Teenage Dirtbag Blues

  • Post category:Mindset
Image result for teenage dirtbag

I am always asking myself questions.  Am I good looking, am I happy, do other people like me.  These questions were the loudest in High School and dictated how I felt.  

I was asking myself all of these questions about life, but I was giving myself the wrong answers.  One question that I was botching up was “How much are you willing to give.”  My answer in High School was “what’s the least I can do.”

That answer manifested itself in my soccer training, in my day job, and in the weight room. I thought the final goal was being comfortable and pain-free.  I thought if I could do something with the least effort to finish something, the faster I could reach the comfort I wanted.

I suffered from that answer because it made me weak.  It made me want to quit. I was unhappy because my mind, body, soul doesn’t like comfort.  I get bored like a caged up parrot pulling off its own feathers because it has no where to put it boundless energy.

The answer that finally made me change course and excited to live was “What’s the most that I can give.” I stole that answer from Quest founder Tom Bilyeu’s Youtube videos.
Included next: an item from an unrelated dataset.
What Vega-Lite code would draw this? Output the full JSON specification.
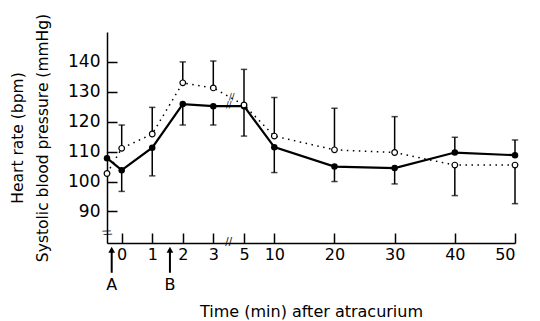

I’m the happiest when I am in pain.  When I am hungry for answers.  I am reading, pushing myself at the gym, constantly meditating.  When I am comfortable my day just goes by, it’s dull, I have no dragons to train for or hunt down.

I’m happy in pain because I am required to be strong.  And to be strong is what I always want to be.

My strength is determined by the strength of my answers to the questions I ask myself.  That is why I steal from strong people.